Given data
********
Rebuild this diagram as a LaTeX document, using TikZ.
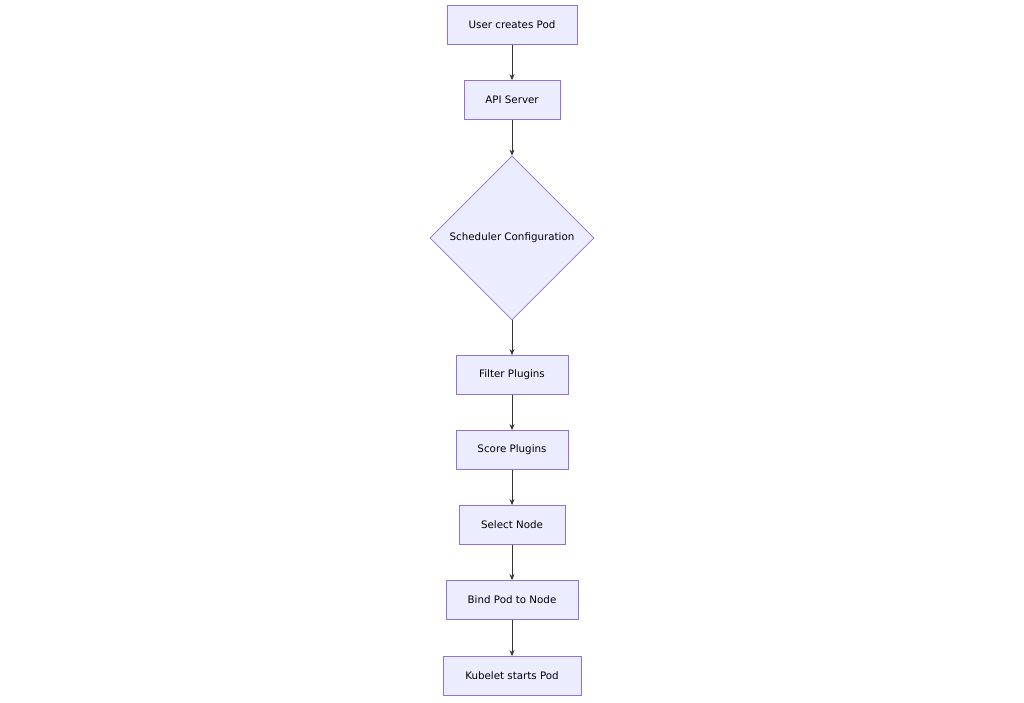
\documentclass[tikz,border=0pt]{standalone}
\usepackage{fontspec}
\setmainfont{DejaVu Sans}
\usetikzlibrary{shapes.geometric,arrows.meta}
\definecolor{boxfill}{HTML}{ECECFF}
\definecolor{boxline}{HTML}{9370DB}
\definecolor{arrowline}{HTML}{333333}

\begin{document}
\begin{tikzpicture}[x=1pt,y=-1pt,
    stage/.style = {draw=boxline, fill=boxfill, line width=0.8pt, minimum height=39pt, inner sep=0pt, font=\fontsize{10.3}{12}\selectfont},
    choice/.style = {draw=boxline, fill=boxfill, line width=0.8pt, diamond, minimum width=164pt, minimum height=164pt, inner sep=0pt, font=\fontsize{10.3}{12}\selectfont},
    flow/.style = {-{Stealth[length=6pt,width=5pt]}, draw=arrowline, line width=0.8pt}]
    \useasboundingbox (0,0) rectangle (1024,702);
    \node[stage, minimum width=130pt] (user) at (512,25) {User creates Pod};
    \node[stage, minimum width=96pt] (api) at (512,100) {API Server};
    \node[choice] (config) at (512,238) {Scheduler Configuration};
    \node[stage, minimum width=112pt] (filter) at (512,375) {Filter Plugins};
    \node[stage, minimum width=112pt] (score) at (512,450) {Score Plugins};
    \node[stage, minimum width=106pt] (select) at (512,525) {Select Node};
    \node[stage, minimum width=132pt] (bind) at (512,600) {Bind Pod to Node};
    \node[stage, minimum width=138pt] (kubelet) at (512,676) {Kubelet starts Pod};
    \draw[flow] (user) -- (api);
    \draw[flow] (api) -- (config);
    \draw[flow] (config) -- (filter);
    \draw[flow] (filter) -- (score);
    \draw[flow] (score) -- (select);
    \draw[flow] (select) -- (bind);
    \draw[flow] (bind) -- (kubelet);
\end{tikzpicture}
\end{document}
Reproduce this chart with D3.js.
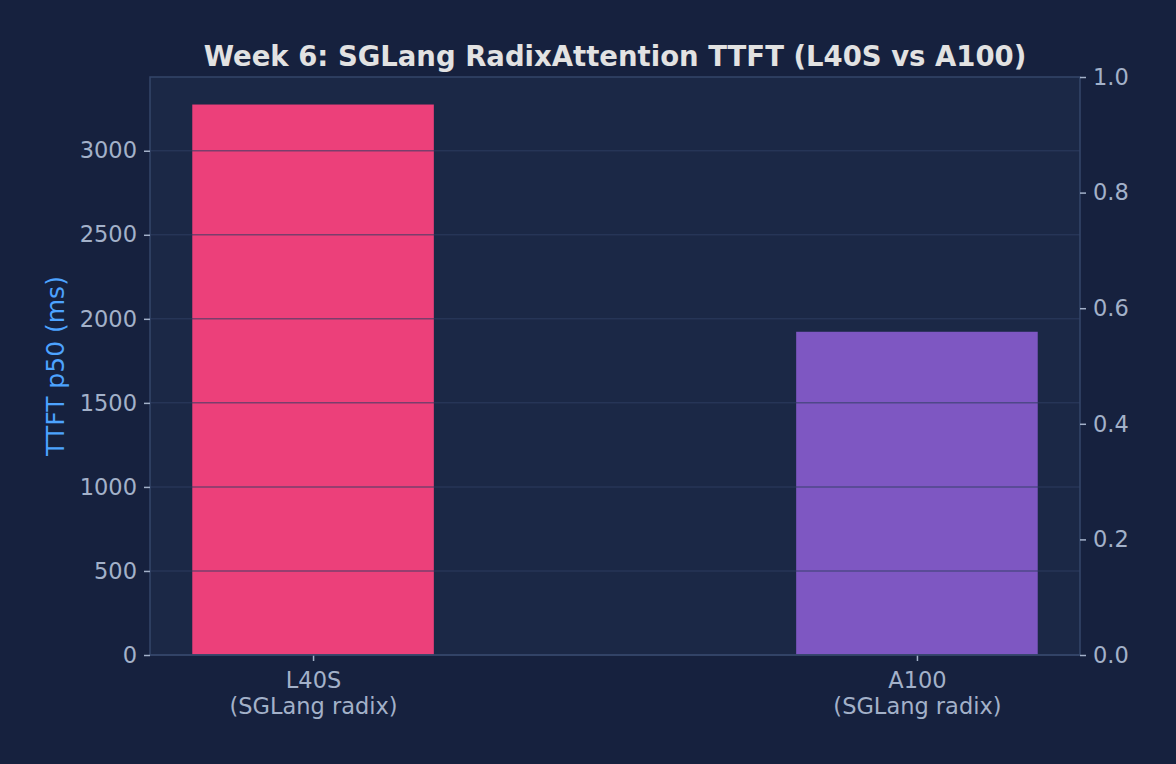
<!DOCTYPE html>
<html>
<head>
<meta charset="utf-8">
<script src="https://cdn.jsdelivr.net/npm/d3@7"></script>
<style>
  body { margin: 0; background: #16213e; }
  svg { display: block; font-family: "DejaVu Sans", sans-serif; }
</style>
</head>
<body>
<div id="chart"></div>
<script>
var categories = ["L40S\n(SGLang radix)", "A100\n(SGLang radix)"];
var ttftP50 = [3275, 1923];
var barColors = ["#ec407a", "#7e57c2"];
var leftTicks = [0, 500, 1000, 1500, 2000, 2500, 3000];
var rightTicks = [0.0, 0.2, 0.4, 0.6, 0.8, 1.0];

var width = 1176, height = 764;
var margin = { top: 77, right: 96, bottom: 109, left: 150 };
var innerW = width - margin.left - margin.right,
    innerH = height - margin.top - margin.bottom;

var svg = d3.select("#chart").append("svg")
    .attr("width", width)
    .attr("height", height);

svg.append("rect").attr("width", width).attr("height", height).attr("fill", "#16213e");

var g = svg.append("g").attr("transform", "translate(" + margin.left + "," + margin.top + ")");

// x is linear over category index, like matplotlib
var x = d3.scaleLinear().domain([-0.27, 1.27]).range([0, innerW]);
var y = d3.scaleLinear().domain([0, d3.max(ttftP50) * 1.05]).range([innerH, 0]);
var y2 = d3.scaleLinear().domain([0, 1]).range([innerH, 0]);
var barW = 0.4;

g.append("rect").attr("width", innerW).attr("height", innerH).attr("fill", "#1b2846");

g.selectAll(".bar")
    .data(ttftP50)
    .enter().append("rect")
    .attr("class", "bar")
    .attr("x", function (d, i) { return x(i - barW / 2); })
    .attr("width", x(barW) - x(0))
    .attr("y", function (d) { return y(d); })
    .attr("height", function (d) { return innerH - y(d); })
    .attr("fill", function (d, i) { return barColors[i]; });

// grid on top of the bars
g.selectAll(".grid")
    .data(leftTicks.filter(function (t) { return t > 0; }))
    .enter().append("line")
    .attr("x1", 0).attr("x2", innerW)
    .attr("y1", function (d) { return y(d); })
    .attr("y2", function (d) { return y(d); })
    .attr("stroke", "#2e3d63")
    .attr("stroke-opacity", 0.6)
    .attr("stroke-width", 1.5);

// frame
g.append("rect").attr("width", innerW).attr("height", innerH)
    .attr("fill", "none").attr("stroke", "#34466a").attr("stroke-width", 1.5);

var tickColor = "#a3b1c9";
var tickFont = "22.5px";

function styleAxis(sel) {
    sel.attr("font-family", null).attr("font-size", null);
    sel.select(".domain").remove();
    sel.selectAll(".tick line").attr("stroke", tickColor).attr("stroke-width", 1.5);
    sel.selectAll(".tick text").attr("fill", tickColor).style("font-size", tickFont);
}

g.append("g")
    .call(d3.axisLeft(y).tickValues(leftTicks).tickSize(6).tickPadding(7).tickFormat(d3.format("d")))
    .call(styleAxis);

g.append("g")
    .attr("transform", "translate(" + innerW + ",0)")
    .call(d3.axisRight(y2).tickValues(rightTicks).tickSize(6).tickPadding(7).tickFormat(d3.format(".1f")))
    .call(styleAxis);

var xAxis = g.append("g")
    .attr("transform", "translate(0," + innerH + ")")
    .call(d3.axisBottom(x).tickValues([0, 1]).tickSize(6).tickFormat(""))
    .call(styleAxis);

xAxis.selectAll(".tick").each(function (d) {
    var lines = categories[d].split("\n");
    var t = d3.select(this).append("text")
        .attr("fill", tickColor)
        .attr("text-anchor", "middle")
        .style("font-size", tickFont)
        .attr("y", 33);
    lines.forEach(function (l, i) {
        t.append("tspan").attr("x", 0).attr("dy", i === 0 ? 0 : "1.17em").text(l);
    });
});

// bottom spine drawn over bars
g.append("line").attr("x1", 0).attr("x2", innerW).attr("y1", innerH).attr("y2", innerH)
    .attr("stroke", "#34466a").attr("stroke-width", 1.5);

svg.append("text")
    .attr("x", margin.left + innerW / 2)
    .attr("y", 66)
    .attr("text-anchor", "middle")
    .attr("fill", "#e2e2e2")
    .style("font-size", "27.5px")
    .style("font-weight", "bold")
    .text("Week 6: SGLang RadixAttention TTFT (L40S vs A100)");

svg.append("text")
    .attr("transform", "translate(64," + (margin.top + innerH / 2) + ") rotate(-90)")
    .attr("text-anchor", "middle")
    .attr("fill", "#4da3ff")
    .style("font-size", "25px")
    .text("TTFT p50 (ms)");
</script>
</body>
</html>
********
Copy out every line of the listing that includes the string "chart".

Reproduce this chart with D3.js.
<div id="chart"></div>
var svg = d3.select("#chart").append("svg")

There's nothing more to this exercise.